[Prompt]:
Write out word for word each line of the records, beginning at the first and stopping after the line with "import plotly.graph_objects as go". Leave the pictures out.

[Data listing]:

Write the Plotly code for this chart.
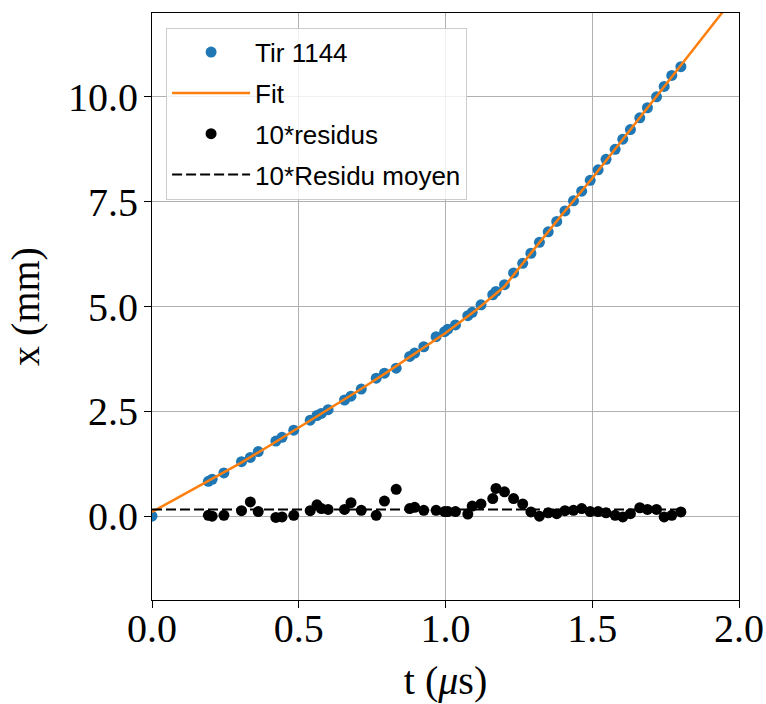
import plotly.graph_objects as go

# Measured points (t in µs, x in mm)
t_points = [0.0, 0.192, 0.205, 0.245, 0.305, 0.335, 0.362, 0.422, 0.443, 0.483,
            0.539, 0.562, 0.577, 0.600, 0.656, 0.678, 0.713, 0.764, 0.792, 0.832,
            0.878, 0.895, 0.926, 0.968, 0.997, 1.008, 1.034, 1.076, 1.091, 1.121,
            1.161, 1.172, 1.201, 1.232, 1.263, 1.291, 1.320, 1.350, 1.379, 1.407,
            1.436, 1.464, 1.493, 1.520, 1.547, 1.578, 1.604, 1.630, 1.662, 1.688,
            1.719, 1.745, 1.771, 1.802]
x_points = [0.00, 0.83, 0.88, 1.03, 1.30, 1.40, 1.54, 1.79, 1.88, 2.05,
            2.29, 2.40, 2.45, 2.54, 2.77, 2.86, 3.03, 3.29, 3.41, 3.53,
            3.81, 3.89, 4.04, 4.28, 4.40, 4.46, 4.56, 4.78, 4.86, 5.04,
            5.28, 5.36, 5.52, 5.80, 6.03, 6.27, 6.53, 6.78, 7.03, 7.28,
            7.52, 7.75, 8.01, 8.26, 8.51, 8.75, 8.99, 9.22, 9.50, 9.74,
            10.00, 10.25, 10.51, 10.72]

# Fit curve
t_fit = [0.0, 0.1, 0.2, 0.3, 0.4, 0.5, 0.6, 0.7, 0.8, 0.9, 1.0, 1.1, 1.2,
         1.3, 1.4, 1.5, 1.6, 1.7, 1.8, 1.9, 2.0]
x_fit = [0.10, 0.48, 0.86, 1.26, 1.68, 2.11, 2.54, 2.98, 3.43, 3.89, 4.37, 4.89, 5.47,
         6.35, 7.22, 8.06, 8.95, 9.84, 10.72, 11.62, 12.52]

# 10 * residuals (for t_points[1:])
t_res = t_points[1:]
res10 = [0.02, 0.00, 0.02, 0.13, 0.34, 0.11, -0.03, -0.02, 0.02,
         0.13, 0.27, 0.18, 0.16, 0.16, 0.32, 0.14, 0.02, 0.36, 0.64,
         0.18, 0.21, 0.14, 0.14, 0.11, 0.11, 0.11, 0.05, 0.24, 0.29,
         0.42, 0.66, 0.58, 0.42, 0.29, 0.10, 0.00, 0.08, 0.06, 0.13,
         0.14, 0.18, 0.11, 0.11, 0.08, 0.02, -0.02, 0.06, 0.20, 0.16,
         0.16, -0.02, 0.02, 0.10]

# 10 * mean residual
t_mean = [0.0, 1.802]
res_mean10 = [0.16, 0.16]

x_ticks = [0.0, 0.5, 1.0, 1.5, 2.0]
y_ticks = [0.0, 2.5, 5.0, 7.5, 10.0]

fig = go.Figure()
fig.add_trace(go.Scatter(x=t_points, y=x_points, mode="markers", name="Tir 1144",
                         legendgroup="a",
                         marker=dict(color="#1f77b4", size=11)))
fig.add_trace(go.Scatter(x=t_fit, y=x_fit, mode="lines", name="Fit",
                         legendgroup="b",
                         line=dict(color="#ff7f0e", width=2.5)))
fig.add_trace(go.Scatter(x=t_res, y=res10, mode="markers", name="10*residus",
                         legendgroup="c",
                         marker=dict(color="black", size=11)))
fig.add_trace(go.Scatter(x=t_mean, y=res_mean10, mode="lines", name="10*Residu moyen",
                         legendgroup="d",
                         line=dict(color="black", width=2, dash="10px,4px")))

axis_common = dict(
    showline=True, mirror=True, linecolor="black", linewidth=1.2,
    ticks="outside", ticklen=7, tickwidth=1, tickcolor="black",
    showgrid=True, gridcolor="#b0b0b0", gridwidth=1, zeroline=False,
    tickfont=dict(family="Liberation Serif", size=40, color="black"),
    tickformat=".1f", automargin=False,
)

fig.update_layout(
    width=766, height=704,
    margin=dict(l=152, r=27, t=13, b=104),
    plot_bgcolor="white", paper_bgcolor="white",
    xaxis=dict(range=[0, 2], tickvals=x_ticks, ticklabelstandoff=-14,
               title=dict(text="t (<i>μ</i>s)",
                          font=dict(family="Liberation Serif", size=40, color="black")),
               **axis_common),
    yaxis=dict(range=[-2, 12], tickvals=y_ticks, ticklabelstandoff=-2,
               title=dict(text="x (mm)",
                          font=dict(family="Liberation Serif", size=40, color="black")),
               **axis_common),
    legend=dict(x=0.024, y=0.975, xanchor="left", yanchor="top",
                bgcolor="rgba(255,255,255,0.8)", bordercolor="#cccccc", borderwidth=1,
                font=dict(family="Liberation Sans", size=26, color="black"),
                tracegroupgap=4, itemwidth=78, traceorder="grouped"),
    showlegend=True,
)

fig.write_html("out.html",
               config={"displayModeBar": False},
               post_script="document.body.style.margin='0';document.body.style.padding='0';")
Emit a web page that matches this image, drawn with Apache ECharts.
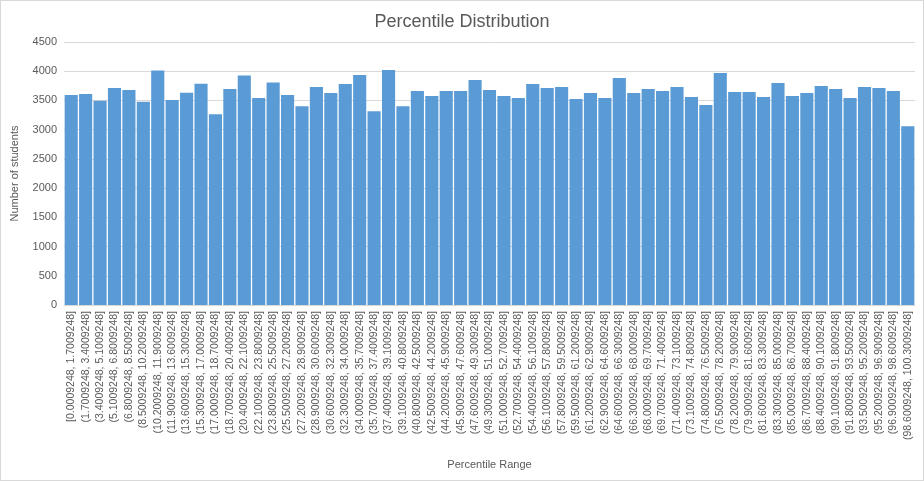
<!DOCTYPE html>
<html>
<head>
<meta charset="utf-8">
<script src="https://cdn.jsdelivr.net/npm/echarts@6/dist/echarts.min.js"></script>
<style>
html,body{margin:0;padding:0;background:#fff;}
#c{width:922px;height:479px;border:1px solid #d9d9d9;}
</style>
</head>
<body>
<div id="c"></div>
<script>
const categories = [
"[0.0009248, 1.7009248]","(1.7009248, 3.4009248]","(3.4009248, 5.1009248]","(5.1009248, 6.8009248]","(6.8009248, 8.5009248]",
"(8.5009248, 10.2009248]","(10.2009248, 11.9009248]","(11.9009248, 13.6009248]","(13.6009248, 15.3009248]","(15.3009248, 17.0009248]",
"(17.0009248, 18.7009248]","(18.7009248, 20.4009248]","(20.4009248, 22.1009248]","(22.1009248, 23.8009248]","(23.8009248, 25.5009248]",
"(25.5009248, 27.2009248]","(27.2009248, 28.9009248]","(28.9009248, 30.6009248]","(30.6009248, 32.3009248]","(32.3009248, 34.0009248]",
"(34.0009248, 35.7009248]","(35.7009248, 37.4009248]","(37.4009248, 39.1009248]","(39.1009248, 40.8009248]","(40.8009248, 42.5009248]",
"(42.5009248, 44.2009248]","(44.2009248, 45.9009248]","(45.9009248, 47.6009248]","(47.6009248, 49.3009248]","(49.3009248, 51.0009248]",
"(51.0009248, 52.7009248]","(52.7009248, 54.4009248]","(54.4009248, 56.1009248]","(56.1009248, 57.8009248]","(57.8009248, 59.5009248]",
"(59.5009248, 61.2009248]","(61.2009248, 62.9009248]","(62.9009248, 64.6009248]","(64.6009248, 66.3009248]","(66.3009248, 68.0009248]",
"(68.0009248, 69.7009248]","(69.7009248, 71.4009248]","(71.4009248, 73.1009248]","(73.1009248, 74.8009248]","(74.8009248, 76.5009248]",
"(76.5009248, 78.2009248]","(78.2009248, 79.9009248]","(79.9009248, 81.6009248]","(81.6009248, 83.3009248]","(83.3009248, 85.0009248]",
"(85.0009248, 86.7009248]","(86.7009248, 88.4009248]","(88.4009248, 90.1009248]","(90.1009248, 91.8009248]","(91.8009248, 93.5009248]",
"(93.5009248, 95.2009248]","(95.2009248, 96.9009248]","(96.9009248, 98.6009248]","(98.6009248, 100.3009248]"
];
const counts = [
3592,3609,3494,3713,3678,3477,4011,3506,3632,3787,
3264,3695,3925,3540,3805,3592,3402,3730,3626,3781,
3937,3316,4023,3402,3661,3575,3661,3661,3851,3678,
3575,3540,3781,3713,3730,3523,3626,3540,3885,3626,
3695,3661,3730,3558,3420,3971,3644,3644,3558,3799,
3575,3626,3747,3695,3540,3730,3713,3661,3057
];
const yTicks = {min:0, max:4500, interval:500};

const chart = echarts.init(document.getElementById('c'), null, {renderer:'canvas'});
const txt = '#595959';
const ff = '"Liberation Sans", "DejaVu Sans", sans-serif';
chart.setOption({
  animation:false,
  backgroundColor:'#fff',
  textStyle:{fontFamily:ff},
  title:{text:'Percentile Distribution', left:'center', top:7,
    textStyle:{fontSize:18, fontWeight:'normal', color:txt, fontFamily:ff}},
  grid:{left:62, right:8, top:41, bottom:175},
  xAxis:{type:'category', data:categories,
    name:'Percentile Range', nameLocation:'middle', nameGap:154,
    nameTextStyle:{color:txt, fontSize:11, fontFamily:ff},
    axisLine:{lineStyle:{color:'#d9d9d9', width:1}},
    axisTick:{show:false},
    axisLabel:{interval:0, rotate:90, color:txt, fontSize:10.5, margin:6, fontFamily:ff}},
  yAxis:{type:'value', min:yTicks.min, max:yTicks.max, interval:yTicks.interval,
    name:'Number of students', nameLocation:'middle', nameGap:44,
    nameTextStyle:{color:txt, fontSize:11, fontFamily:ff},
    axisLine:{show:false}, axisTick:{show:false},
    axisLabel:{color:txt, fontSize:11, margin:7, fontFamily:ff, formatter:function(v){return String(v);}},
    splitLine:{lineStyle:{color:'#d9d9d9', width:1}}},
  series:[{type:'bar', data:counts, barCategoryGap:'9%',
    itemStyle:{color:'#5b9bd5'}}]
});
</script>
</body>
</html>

[Exercise answer]:
Write the Plotly code for this chart.
import plotly.graph_objects as go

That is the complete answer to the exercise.